Although county officials did not specify which communities they will be focusing on, a recent survey conducted by the Orange County Health Care Agency indicated that women, people ages 35 to 54, Latino and Black people and residents of Anaheim, Costa Mesa and Santa Ana showed the lowest willingness to be vaccinated.

“Is there urgency to what we need to do? Yes, because unlike testing, this requires education. Education and awareness takes time,” said board Chairman Andrew Do. “You are not going to win over people with one ad, one touch, one encounter. You need multiple touches from multiple sources that they believe in ... to educate them of the process and then lower the resistance to vaccines.”

Although the scientific evidence is clear regarding the safety and efficacy of the vaccines after trials involving tens of thousands of participants, including elderly people and those with chronic health conditions, some remain skeptical. The vaccines have been recommended for all adults except those who have had a severe allergic reaction to any of the ingredients.

The healthcare agency’s survey, completed late last year, determined that “safety of the vaccine needs to be addressed in all groups, and some groups need to have the issues of protecting others through vaccination and the seriousness of the disease addressed.”


Overall, 58% of the more than 26,000 survey respondents indicated they would be willing to be vaccinated against COVID-19.

The results are similar to a poll by the Associated Press-NORC Center for Public Affairs Research last year that showed only about half of the U.S. population planned to get the vaccine. That’s a far cry from the 70% of the population that some experts estimate needs to be vaccinated to achieve herd immunity, or the point at which enough people are protected that the coronavirus will stop spreading rapidly.

“It is clear that willingness to be vaccinated for COVID-19 is much lower than past or present willingness to be vaccinated for the seasonal flu,” the survey states.
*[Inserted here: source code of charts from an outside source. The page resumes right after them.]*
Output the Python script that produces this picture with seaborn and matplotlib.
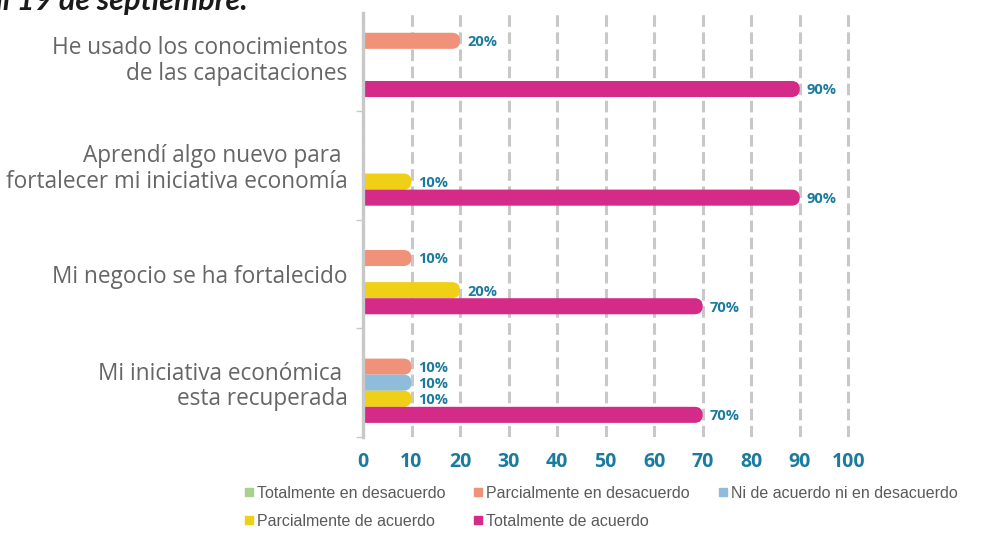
import pandas as pd
import matplotlib
matplotlib.use("Agg")
import matplotlib.pyplot as plt
from matplotlib.patches import FancyBboxPatch
from matplotlib.lines import Line2D
import seaborn as sns

# Datos de la encuesta (porcentajes)
preguntas = [
    "He usado los conocimientos\nde las capacitaciones",
    "Aprendí algo nuevo para \nfortalecer mi iniciativa economía",
    "Mi negocio se ha fortalecido",
    "Mi iniciativa económica \nesta recuperada",
]
niveles = [
    "Totalmente en desacuerdo",
    "Parcialmente en desacuerdo",
    "Ni de acuerdo ni en desacuerdo",
    "Parcialmente de acuerdo",
    "Totalmente de acuerdo",
]
totalmente_desacuerdo = [0, 0, 0, 0]
parcialmente_desacuerdo = [20, 0, 10, 10]
ni_ni = [0, 0, 0, 10]
parcialmente_acuerdo = [0, 10, 20, 10]
totalmente_acuerdo = [90, 90, 70, 70]
colores = ["#a9d18e", "#f0917a", "#8fbcdb", "#efd016", "#d42a88"]
ticks_x = [0, 10, 20, 30, 40, 50, 60, 70, 80, 90, 100]

series = [totalmente_desacuerdo, parcialmente_desacuerdo, ni_ni,
          parcialmente_acuerdo, totalmente_acuerdo]
filas = []
for nivel, vals in zip(niveles, series):
    for p, v in zip(preguntas, vals):
        filas.append({"pregunta": p, "nivel": nivel, "valor": v})
df = pd.DataFrame(filas)

sns.set_style("white")
plt.rcParams["font.family"] = ["Open Sans", "DejaVu Sans"]

azul = "#1b7b9e"
gris = "#c8c8c8"

fig = plt.figure(figsize=(9.88, 5.36), dpi=100)
ax = fig.add_axes([363 / 988, 1 - 437 / 536, (858 - 363) / 988, (437 - 13) / 536])

sns.barplot(data=df, y="pregunta", x="valor", hue="nivel", hue_order=niveles,
            order=preguntas, palette=colores, orient="h", width=0.74, gap=0,
            saturation=1, linewidth=0, ax=ax, legend=False)

ax.set_xlim(0, 102)
ax.set_ylim(3.486, -0.404)
ax.set_xticks(ticks_x)
ax.set_xticklabels([str(t) for t in ticks_x])
ax.set_xlabel("")
ax.set_ylabel("")

# rejilla y ejes
ax.set_axisbelow(True)
ax.grid(axis="x", color=gris, lw=2.2, linestyle=(0, (3.8, 1.8)))
ax.grid(axis="y", visible=False)
for s in ["top", "right", "bottom"]:
    ax.spines[s].set_visible(False)
ax.spines["left"].set_color(gris)
ax.spines["left"].set_linewidth(2.4)
ax.spines["left"].set_zorder(3)
ax.set_yticks([0.5, 1.5, 2.5, 3.5], minor=True)
ax.tick_params(axis="y", which="minor", length=5, width=1, color=gris, left=True)
ax.tick_params(axis="y", which="major", length=0, pad=11, labelsize=16.3, labelcolor="#666666")
ax.tick_params(axis="x", length=0, pad=11, labelsize=14, labelcolor=azul)
for lab in ax.get_xticklabels():
    lab.set_fontweight("bold")
for lab in ax.get_yticklabels():
    lab.set_fontweight("medium")
    lab.set_linespacing(1.1)

# barras con punta redondeada
fig.canvas.draw()
p0 = ax.transData.transform((0, 0))
p1 = ax.transData.transform((1, 1))
px_x = abs(p1[0] - p0[0])
px_y = abs(p1[1] - p0[1])
for bar in list(ax.patches):
    w = bar.get_width()
    y0 = bar.get_y()
    h = bar.get_height()
    color = bar.get_facecolor()
    bar.remove()
    if w <= 0:
        continue
    r_x = (abs(h) * px_y / 2) / px_x
    redondo = FancyBboxPatch((-r_x, y0), w + r_x, h,
                             boxstyle=f"round,pad=0,rounding_size={r_x}",
                             mutation_aspect=px_x / px_y,
                             facecolor=color, edgecolor="none", zorder=2)
    ax.add_patch(redondo)
    ax.annotate(f"{w:.0f}%", (w, y0 + h / 2), xytext=(5, -1),
                textcoords="offset points", ha="left", va="center",
                fontsize=10.5, fontweight="bold", color=azul)

# leyenda
manejadores = [Line2D([], [], marker="s", linestyle="", markersize=6,
                      markerfacecolor=c, markeredgecolor=c) for c in colores]
orden = [0, 3, 1, 4, 2]
ax.legend([manejadores[i] for i in orden], [niveles[i] for i in orden],
          ncol=3, loc="lower left", bbox_to_anchor=(234 / 988, -0.004),
          bbox_transform=fig.transFigure, frameon=False,
          handlelength=0.7, handletextpad=0.15, columnspacing=1.7,
          labelspacing=0.8, borderpad=0.1,
          prop={"family": ["Liberation Sans", "DejaVu Sans"], "size": 11.5},
          labelcolor="#5a5a5a")

# titulo recortado en la parte superior
fig.text(248 / 988, 1 - 10 / 536, "al 19 de septiembre.", ha="right",
         va="baseline", fontsize=22, fontweight="bold", fontstyle="italic",
         color="#1a1a1a", family=["Lato", "DejaVu Sans"])

fig.savefig("out.png", dpi=100)
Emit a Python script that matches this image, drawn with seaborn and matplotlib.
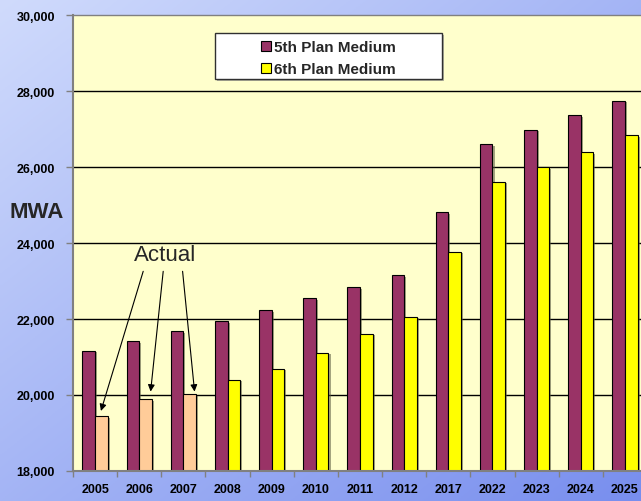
import numpy as np
import pandas as pd
import matplotlib
matplotlib.use("Agg")
import matplotlib.pyplot as plt
import matplotlib.patheffects as pe
from matplotlib.patches import Rectangle, Patch
import seaborn as sns

# ---- data ----
years = ["2005", "2006", "2007", "2008", "2009", "2010", "2011",
         "2012", "2017", "2022", "2023", "2024", "2025"]
plan5 = [21170, 21410, 21680, 21940, 22230, 22540, 22830,
         23150, 24810, 26600, 26980, 27360, 27750]
plan6 = [19440, 19890, 20030, 20400, 20690, 21110, 21610,
         22060, 23770, 25610, 26000, 26390, 26830]
actual_years = ["2005", "2006", "2007"]
series_names = ["5th Plan Medium", "6th Plan Medium"]
y_ticks = [18000, 20000, 22000, 24000, 26000, 28000, 30000]
y_tick_labels = ["18,000", "20,000", "22,000", "24,000", "26,000", "28,000", "30,000"]

maroon = "#993366"
yellow = "#FFFF00"
peach = "#FFCC99"

sns.set_theme(style="white")
plt.rcParams["font.family"] = ["Liberation Sans", "DejaVu Sans"]

df = pd.DataFrame({
    "year": years * 2,
    "series": [series_names[0]] * len(years) + [series_names[1]] * len(years),
    "value": plan5 + plan6,
})

W, H = 641, 502
fig = plt.figure(figsize=(W / 100, H / 100), dpi=100)

# diagonal blue gradient behind everything
bg = fig.add_axes([0, 0, 1, 1], zorder=0)
gx, gy = np.meshgrid(np.linspace(0, 1, 256), np.linspace(0, 1, 200))
t = np.clip(0.5 * gx + 0.5 * gy, 0, 1)[..., None]
c0 = np.array([208, 219, 252]) / 255
c1 = np.array([120, 142, 238]) / 255
bg.imshow(c0 * (1 - t) + c1 * t, aspect="auto", extent=[0, 1, 0, 1], origin="upper")
bg.axis("off")

ax = fig.add_axes([73 / W, 30 / H, 574 / W, 456 / H], zorder=1)
ax.set_facecolor("#FFFFCC")

sns.barplot(data=df, x="year", y="value", hue="series", order=years,
            hue_order=series_names, palette=[maroon, yellow], width=0.57,
            gap=0, edgecolor="black", linewidth=0.8, saturation=1,
            legend=False, ax=ax, zorder=3)

shadow = [pe.SimplePatchShadow(offset=(1.5, -1.2), shadow_rgbFace=(0.35, 0.35, 0.25), alpha=0.55),
          pe.Normal()]
for cont in ax.containers:
    for p in cont:
        p.set_path_effects(shadow)
for p, yr in zip(ax.containers[1], years):
    if yr in actual_years:
        p.set_facecolor(peach)

ax.set_xlim(-0.5, len(years) - 0.5)
ax.set_ylim(y_ticks[0], y_ticks[-1])
ax.set_xlabel("")
ax.set_ylabel("")

ax.set_yticks(y_ticks, y_tick_labels)
ax.set_xticks(range(len(years)), years)
ax.set_xticks(np.arange(-0.5, len(years), 1), minor=True)

ax.tick_params(axis="y", which="major", left=True, length=5, width=1,
               color="#808080", direction="out", pad=8, labelsize=9)
ax.tick_params(axis="x", which="major", bottom=True, length=0, pad=9, labelsize=9)
ax.tick_params(axis="x", which="minor", bottom=True, length=4, width=1,
               color="#808080", direction="out")
for lbl in ax.get_xticklabels() + ax.get_yticklabels():
    lbl.set_fontweight("bold")
    lbl.set_color("black")

ax.spines["right"].set_visible(False)
ax.spines["top"].set_color("#808080")
ax.spines["top"].set_linewidth(1)
for side in ["left", "bottom"]:
    ax.spines[side].set_color("#808080")
    ax.spines[side].set_linewidth(1.5)
    ax.spines[side].set_zorder(4)

ax.set_axisbelow(True)
ax.yaxis.grid(True, color="black", linewidth=1)
ax.xaxis.grid(False)
ax.get_ygridlines()[-1].set_visible(False)

fig.text(37 / W, 1 - 213 / H, "MWA", fontsize=16, fontweight="bold",
         ha="center", va="center")

# "Actual" callout with arrows to the measured years
ax.text(1.58, 23710, "Actual", fontsize=16, ha="center", va="center", zorder=6)
arrows = [((1.09, 23255), (0.133, 19580)),
          ((1.543, 23255), (1.258, 20090)),
          ((1.982, 23255), (2.253, 20090))]
for tail, tip in arrows:
    ax.annotate("", xy=tip, xytext=tail, zorder=6,
                arrowprops=dict(arrowstyle="-|>", color="black", lw=0.8,
                                mutation_scale=10, shrinkA=0, shrinkB=0))

# legend inside a white box
box_x, box_y, box_w, box_h = 0.247, 0.860, 0.396, 0.1005
ax.add_patch(Rectangle((box_x, box_y), box_w, box_h, transform=ax.transAxes,
                       facecolor="white", edgecolor="#303030", linewidth=1,
                       zorder=5,
                       path_effects=[pe.SimplePatchShadow(offset=(1.5, -1.5),
                                                          shadow_rgbFace="gray", alpha=0.6),
                                     pe.Normal()]))
handles = [Patch(facecolor=maroon, edgecolor="black", linewidth=0.8),
           Patch(facecolor=yellow, edgecolor="black", linewidth=0.8)]
leg = ax.legend(handles=handles, labels=series_names, loc="center",
                bbox_to_anchor=(box_x + box_w / 2, box_y + box_h / 2 - 0.005),
                frameon=False, prop={"weight": "bold", "size": 11},
                handlelength=0.65, handleheight=0.65, handletextpad=0.25,
                labelspacing=0.52, borderaxespad=0, borderpad=0)
leg.set_zorder(7)

fig.savefig("out.png", dpi=100)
As of last week, more than 56,000 people have been vaccinated in Orange County. The county has received 176,000 doses as of Tuesday from the state as it prepares to ramp up what has been a slower than anticipated rollout process. On Monday, the county announced the first of five large-scale vaccination centers — dubbed super POD (point of distribution) sites — would open this week at Disneyland in Anaheim.

Those eligible for the vaccine are people in the state’s highest tier of priority, which includes workers in healthcare and long-term care facilities.

“Coronavirus has brought both a public health crisis and economic devastation,” said Anaheim Mayor Harry Sidhu. “With this super site, we will begin to overcome both. Every vaccination done in Anaheim will help to save lives and speed the reopening and recovery of our city.”

The county expects to be able to vaccinate 7,500 to 8,000 people a day at the large-scale centers. Ultimately, the county’s goal is to complete all vaccinations by July 4, said Chau.

Chau urged county leaders Tuesday to quickly move forward with an outreach plan, warning that the flow of vaccines from the state to the county will slow down if they’re not being used efficiently. Reallocations of vaccines have already occurred in other counties in California, he said.

Meanwhile, COVID-19 hospitalizations in the county hit an all-time high this month, further stretching the beleaguered healthcare system. As of Monday, 2,221 people were hospitalized with COVID-19. Officials said 544 of those people — mostly people older than 61 — were being treated in intensive care units.

Chau noted that the restrictions on businesses and gatherings will continue until the county can increase its ICU availability, which remains at 0%. He choked up as he told the supervisors about two grandparents who were the primary caregivers to their granddaughter — an eighth-grader — until they died of COVID-19.

“We need to do something fast in our community,” he said. “It is not about just reopening our economy that is important. It’s about taking care of our vulnerable community. Our seniors are dying and we need to do everything we can.”